Pair programming goes against the rugged individualism that we’ve been indoctrinated into from the beginning, through school (where we succeed or fail on our own, and working with our neighbors is considered “cheating”), and media, especially Hollywood movies in which the hero is usually fighting against mindless conformity. Programmers, too, are considered paragons of individuality—“cowboy coders,” as Larry Constantine likes to say. And yet XP, which is itself battling against conventional thinking, says that code should be written with two people per workstation. And that this should be done in an area with a group of workstations, without the barriers that the facilities-design people are so fond of. In fact, Beck says that the first task of converting to XP is to arrive with screwdrivers and Allen wrenches and take apart everything that gets in the way. (This will require a manager who can deflect the ire of the facilities department.)
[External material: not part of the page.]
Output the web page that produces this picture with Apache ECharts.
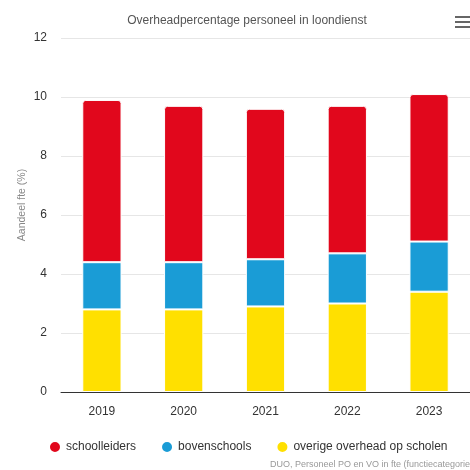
<!DOCTYPE html>
<html>
<head>
<meta charset="utf-8">
<script src="https://cdn.jsdelivr.net/npm/echarts@6/dist/echarts.min.js"></script>
<style>
  html, body { margin: 0; padding: 0; background: #fff; }
  #chart { width: 470px; height: 470px; }
</style>
</head>
<body>
<div id="chart"></div>
<script>
const years = ['2019', '2020', '2021', '2022', '2023'];
const overigeOverhead = [2.8, 2.8, 2.9, 3.0, 3.4];
const bovenschools = [1.6, 1.6, 1.6, 1.7, 1.7];
const schoolleiders = [5.5, 5.3, 5.1, 5.0, 5.0];

const chart = echarts.init(document.getElementById('chart'));

const font = 'Helvetica, Arial, "Liberation Sans", sans-serif';

const options = {
  animation: false,
  textStyle: { fontFamily: font },
  title: {
    text: 'Overheadpercentage personeel in loondienst',
    left: 242,
    top: 10,
    textAlign: 'center',
    textStyle: { fontSize: 12, fontWeight: 'normal', color: '#555', fontFamily: font }
  },
  grid: { left: 61, right: -5, top: 38, bottom: 78 },
  legend: {
    top: 435,
    left: 43,
    itemWidth: 12,
    itemHeight: 12,
    itemGap: 24,
    icon: 'circle',
    textStyle: { fontSize: 12, color: '#333', fontFamily: font },
    data: ['schoolleiders', 'bovenschools', 'overige overhead op scholen']
  },
  xAxis: {
    type: 'category',
    data: years,
    axisTick: { show: false },
    axisLine: { lineStyle: { color: '#333' } },
    axisLabel: { color: '#333', fontSize: 12, margin: 14 }
  },
  yAxis: {
    type: 'value',
    min: 0,
    max: 12,
    interval: 2,
    axisLabel: { color: '#333', fontSize: 12, margin: 14 },
    splitLine: { lineStyle: { color: '#e6e6e6' } }
  },
  series: [
    {
      name: 'overige overhead op scholen',
      type: 'bar',
      stack: 'fte',
      barWidth: '48%',
      data: overigeOverhead,
      itemStyle: { color: '#ffe000', borderColor: '#fff', borderWidth: 1 }
    },
    {
      name: 'bovenschools',
      type: 'bar',
      stack: 'fte',
      data: bovenschools,
      itemStyle: { color: '#1a9cd6', borderColor: '#fff', borderWidth: 1 }
    },
    {
      name: 'schoolleiders',
      type: 'bar',
      stack: 'fte',
      data: schoolleiders,
      itemStyle: { color: '#e1071c', borderColor: '#fff', borderWidth: 1, borderRadius: [3, 3, 0, 0] }
    }
  ],
  graphic: [
    {
      // y-axis title
      type: 'text',
      x: 22,
      y: 205,
      rotation: Math.PI / 2,
      style: {
        text: 'Aandeel fte (%)',
        fill: '#888',
        fontSize: 10.5,
        fontFamily: font,
        align: 'center',
        verticalAlign: 'middle'
      }
    },
    {
      type: 'group',
      left: 455,
      top: 16,
      children: [
        { type: 'rect', shape: { x: 0, y: 0, width: 15, height: 2 }, style: { fill: '#666' } },
        { type: 'rect', shape: { x: 0, y: 5, width: 15, height: 2 }, style: { fill: '#666' } },
        { type: 'rect', shape: { x: 0, y: 10, width: 15, height: 2 }, style: { fill: '#666' } }
      ]
    },
    {
      type: 'text',
      left: 270,
      top: 460,
      style: {
        text: 'DUO, Personeel PO en VO in fte (functiecategorie)',
        fill: '#999',
        fontSize: 9,
        fontFamily: font
      }
    }
  ]
};

chart.setOption(options);
</script>
</body>
</html>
The value of pair programming is that one person is actually doing the coding while the other is thinking about it. The thinker keeps the big picture in mind—not only the picture of the problem at hand, but the guidelines of XP. If two people are working, it’s less likely that one of them will get away with saying, “I don’t want to write the tests first,” for example. And if the coder gets stuck, they can swap places. If both of them get stuck, their musings may be overheard by someone else in the work area who can contribute. Working in pairs keeps things flowing and on track. Probably more important, it makes programming a lot more social and fun.
I’ve begun using pair programming during the exercise periods in some of my seminars, and it seems to significantly improve everyone’s experience.